Titik awal pendakian ditandai dengan warung penduduk yang menjual berbagai minuman segar serta gorengan. Banyak yang tergoda, namun kami tidak. Keperkasaan Gn.Guntur lebih menggoda kami. Pukul 07:15 kami mulai mendaki, dengan rute yang menghindari jalur terbuka kami memilih jalur yang menuntun menuju Curug Citiis. Jalur ini didominasi hutan teduh sehingga perjalananpun nyaman, udara sejuk pepohonan dan iringan gemericik air menemani perjalanan. Jalur cukup mudah dilalui, kondisi jalur yang jelas dan landai tidak terlalu menguras energi. Kira-kira 15-20 menit perjalanan akan sampailah di Curug Citiis, Curug ini menjadi sumber air utama. Jalur sungai kecil berbatuan membelah lebatnya hutan, alam memang seimbang. Selebatnya hutanpun, akan memberikan jalur kecil pengairan yang menghidupi masyarakat desa dibawah sana. Curug Citiis termasuk sungai kecil yang berarus tidak deras, air yang mengalir sangat jernih sehingga sangat baik untuk bekal logistik di atas.

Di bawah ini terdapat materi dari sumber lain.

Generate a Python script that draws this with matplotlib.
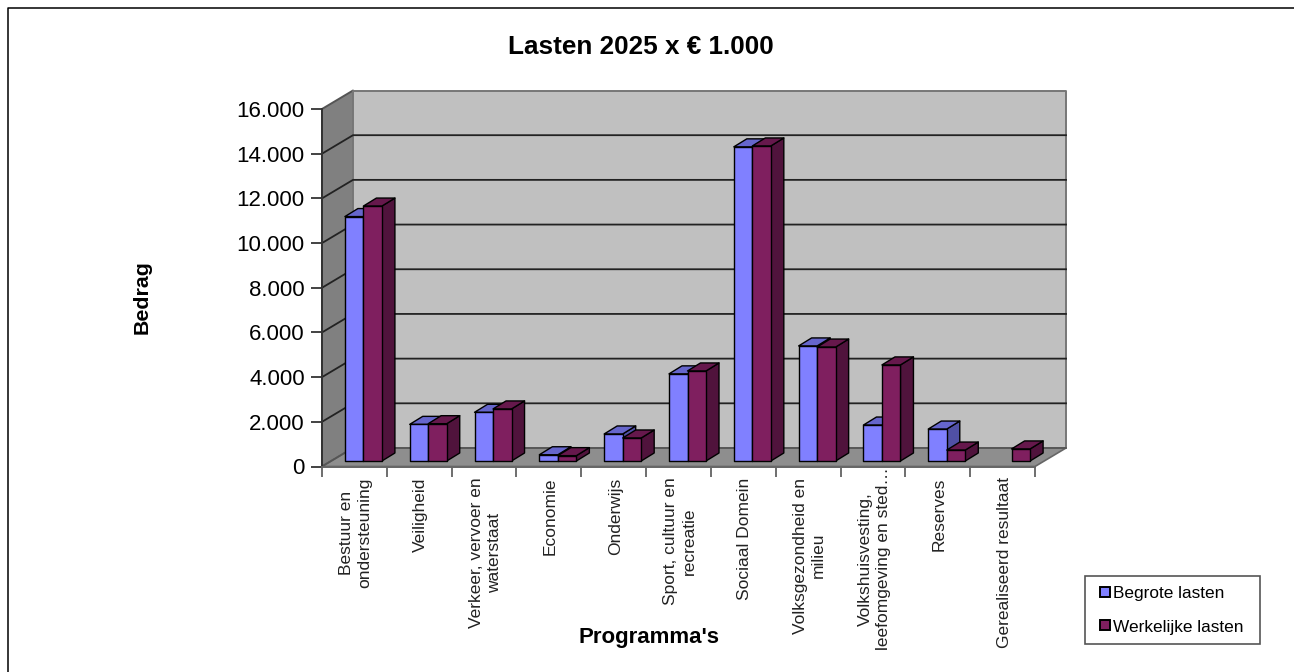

Rimbunan pepohonan menuju Curug Citiis

 
Curug Citiis


Setelah menyebrangi sungai, jalur akan terbagi 2 serta akan ada tanda arah kekiri atas dan jalur menanjak dikanan. Disarankan untuk mengambil jalur kekiri, jalur ini akan menuju area terbuka. Banyak tumbuhan yang telah mati kering, dan terdapat bekas bekas arang hitam akibat kebakaran hutan Juli lalu. Jalur ini jauh lebih mudah dilewati dibandingkan jika pembaca memilih jalan menanjak kekanan, jalur menanjak ini cukup ekstrim yang didominasi bongkahan batuan besar, sehingga sepanjang jalan akan memanjat batu tersebut untuk mencapai pos 3. Jalur tersebut sangat menguras energi, sebaiknya simpan energi tersebut untuk jackpot setelah pos 3. Perjalanan menuju pos 3 sangat kami nikmati, dengan pemandangan yang cukup memprihatinkan. Kondisi lahan hangus hitam terbakar, memang Gn. Guntur termasuk gunung yang tandus, sinar terik matahari yang selama + 6 jam memanaskan serta mengeringkan rumput ilalang.

Pohon mati kering, tinggal ranting mengering

Tibalah di pos 3, ramai dan padat. Banyak para pendaki yang istirahat dan membangun camp disini ditambah besok ada upacara bendera dalam rangka memperingati hari kemerdekaan. Di pos 3 kami melapor ke volunteer untuk didata, dengan menyerahkan ktp dan gantinya kami mendapat kartu no pendakian. Gratis tidak dipungut biaya, tujuan pendataan ini untuk memastikan semua pendaki termonitoring. Sebaiknya sebelum melanjutkan perjalanan, cek terlebih dahulu persediaan air minum. Isi penuh botol-botol kosong, karena di pos 3 merupakan sumber air terakhir sebelum menuju puncak 1. Setelah itu kami melanjutkan perjalanan.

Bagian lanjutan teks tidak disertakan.